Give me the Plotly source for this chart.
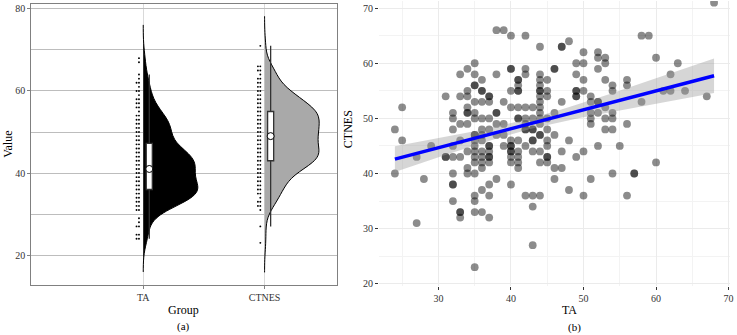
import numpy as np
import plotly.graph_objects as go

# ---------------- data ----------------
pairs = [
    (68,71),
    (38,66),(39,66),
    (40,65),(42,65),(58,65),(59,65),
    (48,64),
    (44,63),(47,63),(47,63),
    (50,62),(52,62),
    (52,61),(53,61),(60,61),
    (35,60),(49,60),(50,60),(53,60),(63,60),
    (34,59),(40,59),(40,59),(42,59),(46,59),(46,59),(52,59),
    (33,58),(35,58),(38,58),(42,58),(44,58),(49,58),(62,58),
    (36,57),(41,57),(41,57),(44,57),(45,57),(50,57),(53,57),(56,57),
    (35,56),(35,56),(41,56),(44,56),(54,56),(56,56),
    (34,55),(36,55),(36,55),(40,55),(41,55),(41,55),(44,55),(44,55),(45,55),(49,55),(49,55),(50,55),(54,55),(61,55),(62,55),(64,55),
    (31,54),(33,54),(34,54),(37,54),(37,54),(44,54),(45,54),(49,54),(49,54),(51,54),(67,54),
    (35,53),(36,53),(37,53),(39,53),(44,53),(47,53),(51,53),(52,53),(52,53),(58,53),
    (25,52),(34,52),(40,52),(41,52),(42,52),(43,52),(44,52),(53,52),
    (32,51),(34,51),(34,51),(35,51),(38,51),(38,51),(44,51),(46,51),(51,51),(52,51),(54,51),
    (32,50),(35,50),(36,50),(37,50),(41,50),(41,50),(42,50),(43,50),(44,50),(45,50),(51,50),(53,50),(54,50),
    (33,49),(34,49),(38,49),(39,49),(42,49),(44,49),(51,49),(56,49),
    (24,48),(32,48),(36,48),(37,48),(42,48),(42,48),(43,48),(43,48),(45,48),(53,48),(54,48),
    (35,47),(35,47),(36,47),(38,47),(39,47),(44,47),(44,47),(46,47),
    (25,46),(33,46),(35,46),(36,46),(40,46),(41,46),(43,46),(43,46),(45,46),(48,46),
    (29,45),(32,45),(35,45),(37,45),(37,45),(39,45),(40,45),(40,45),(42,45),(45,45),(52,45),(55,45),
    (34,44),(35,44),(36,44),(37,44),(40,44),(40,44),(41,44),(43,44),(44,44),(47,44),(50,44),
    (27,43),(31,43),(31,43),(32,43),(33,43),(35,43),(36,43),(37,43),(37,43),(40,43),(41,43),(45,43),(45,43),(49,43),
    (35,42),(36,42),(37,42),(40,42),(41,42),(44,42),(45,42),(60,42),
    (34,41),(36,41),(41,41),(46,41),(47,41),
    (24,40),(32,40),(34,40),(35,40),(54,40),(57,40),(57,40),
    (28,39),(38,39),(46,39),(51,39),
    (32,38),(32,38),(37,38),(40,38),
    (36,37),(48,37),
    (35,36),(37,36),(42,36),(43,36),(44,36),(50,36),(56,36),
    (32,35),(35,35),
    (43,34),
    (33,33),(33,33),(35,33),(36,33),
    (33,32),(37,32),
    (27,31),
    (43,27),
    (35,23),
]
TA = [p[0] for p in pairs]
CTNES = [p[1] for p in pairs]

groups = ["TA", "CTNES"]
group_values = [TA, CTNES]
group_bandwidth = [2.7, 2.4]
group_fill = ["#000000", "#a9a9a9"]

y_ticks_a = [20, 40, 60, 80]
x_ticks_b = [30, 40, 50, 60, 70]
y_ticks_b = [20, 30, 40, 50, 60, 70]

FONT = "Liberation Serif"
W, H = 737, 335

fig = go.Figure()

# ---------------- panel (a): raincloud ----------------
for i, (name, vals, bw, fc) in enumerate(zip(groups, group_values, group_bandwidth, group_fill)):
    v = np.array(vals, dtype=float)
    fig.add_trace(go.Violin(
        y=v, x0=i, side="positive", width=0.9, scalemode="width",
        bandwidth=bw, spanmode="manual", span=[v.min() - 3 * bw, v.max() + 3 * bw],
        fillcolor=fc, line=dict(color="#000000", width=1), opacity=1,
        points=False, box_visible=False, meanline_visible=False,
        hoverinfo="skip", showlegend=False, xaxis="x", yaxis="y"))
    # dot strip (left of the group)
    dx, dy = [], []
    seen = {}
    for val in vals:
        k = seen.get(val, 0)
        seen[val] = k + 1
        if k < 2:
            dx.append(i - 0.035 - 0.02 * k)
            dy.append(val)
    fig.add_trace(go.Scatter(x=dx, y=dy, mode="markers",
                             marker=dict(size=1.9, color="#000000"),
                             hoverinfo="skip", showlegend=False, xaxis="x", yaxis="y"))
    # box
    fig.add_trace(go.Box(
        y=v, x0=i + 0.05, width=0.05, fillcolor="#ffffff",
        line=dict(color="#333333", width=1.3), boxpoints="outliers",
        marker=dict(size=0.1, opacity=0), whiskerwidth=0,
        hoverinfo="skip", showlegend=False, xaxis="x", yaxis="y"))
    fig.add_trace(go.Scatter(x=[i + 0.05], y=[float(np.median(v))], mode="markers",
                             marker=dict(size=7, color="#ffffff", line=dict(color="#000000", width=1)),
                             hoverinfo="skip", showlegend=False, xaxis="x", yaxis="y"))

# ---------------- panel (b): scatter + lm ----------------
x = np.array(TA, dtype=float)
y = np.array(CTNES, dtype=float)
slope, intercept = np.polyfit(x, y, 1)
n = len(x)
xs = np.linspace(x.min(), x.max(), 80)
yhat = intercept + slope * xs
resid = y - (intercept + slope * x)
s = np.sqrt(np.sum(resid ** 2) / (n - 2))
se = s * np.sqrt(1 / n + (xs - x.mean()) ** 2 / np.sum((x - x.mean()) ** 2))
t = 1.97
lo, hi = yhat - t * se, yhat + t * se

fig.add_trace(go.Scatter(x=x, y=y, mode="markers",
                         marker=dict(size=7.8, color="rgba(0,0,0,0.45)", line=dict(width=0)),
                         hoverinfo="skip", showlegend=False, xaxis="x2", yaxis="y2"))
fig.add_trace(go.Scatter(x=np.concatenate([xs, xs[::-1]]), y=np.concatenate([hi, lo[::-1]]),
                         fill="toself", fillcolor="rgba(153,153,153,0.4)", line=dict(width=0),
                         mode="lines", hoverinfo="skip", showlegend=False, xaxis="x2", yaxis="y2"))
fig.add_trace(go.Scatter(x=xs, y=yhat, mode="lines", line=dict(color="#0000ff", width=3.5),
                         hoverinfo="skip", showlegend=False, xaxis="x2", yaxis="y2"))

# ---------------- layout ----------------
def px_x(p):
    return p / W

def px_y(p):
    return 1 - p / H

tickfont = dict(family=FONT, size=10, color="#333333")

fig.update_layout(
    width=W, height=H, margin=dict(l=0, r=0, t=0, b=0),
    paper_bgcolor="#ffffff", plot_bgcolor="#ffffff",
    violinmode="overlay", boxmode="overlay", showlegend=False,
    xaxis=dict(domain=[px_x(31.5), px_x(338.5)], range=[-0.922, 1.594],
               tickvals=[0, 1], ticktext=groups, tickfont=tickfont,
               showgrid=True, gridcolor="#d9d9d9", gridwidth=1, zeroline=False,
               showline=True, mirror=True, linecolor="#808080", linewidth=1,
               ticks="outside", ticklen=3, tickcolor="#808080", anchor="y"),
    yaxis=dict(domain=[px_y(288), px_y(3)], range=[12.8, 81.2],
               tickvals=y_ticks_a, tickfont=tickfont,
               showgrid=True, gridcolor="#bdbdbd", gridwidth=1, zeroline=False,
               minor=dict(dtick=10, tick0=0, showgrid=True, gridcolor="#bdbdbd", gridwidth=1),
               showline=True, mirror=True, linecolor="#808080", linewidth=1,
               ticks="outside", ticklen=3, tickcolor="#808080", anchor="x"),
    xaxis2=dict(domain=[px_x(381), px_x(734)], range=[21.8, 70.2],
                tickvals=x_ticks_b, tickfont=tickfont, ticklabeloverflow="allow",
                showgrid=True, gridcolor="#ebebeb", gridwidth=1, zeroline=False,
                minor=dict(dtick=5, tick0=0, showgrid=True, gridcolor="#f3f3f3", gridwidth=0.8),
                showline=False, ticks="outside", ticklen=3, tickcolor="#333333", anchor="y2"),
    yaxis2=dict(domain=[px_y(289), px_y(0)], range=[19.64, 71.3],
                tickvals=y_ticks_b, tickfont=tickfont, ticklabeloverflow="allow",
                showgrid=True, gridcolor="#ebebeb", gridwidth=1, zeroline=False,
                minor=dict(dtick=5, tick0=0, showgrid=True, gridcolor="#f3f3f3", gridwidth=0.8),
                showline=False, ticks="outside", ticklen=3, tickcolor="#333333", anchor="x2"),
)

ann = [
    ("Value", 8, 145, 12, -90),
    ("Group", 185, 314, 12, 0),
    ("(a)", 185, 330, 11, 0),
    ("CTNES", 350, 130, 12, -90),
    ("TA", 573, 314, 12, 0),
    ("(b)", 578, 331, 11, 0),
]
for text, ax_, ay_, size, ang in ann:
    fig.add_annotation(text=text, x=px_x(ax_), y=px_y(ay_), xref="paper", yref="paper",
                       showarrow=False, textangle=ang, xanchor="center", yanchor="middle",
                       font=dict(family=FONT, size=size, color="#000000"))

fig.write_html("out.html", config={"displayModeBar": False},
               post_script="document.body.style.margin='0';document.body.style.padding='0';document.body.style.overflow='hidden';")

--

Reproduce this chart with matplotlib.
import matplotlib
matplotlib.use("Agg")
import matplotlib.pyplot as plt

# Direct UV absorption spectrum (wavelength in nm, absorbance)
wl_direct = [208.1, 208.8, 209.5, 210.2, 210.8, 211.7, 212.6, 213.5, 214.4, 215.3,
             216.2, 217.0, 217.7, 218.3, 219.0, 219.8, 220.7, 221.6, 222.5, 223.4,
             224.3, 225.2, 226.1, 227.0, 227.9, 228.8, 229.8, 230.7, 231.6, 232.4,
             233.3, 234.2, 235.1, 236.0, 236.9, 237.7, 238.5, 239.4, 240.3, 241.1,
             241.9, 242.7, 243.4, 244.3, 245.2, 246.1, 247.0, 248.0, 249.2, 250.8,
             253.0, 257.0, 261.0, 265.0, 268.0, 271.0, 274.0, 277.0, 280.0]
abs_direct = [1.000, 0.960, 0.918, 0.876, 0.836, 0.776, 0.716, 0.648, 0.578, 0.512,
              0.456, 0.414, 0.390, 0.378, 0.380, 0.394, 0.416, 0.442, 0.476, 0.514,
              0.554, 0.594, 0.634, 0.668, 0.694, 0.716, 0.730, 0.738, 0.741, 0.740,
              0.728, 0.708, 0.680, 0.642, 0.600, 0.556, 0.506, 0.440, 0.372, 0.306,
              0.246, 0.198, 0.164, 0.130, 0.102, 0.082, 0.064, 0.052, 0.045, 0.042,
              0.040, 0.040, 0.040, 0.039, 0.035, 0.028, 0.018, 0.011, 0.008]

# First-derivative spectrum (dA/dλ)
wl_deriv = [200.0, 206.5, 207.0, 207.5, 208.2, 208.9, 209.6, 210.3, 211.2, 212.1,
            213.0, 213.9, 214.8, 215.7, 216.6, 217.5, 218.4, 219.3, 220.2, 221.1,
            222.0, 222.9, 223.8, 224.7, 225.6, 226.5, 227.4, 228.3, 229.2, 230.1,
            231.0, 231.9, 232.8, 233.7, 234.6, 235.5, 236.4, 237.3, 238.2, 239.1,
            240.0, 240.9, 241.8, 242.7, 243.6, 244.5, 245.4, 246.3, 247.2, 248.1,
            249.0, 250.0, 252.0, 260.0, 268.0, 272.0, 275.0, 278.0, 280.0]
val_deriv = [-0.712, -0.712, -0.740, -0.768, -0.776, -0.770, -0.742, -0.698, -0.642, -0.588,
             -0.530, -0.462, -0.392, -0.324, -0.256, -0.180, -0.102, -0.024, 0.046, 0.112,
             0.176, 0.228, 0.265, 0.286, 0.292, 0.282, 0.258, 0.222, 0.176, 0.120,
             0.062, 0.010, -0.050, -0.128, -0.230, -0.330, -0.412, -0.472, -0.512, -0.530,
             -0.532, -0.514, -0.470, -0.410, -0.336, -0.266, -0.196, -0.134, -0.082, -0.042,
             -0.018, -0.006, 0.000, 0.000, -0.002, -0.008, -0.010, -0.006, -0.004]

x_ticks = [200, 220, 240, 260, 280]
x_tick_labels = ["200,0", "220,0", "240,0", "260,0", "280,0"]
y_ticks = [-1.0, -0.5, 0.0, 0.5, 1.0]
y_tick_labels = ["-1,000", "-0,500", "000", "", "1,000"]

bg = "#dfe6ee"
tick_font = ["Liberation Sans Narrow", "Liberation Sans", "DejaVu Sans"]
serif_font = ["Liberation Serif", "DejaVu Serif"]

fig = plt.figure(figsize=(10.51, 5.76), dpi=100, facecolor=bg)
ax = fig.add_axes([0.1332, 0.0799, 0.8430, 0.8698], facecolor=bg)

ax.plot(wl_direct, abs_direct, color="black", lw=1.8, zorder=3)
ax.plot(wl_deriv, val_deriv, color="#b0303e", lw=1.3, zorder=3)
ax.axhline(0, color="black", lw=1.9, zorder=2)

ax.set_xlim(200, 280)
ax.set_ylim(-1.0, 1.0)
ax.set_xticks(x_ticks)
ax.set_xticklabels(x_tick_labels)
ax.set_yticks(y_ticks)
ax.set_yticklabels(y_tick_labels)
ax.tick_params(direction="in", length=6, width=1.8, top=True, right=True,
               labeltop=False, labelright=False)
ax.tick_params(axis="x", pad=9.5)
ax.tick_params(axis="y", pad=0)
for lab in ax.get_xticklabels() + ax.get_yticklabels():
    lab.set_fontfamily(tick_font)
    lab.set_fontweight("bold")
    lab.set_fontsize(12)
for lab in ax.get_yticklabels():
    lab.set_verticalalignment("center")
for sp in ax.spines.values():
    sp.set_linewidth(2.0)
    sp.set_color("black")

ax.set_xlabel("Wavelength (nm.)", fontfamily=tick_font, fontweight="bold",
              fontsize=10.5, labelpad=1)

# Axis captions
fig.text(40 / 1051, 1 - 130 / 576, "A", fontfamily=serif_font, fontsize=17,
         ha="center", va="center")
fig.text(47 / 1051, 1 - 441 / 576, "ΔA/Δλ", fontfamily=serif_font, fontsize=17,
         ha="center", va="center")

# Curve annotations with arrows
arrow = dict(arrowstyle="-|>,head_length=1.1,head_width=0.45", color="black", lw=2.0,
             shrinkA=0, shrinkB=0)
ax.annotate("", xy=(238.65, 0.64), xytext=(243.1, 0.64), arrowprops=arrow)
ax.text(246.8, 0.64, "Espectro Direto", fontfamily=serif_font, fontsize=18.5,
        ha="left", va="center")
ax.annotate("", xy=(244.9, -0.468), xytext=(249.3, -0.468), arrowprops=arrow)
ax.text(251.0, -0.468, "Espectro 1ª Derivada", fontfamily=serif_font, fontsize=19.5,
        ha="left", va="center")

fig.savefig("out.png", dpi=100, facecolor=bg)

Set problem
Pictures are not part of the copy. Reproduce the lines from the one containing "Give me the Plotly source for this chart." through the one containing "import plotly.graph_objects as go", exactly and nothing more.

Exercise answer
Give me the Plotly source for this chart.
import numpy as np
import plotly.graph_objects as go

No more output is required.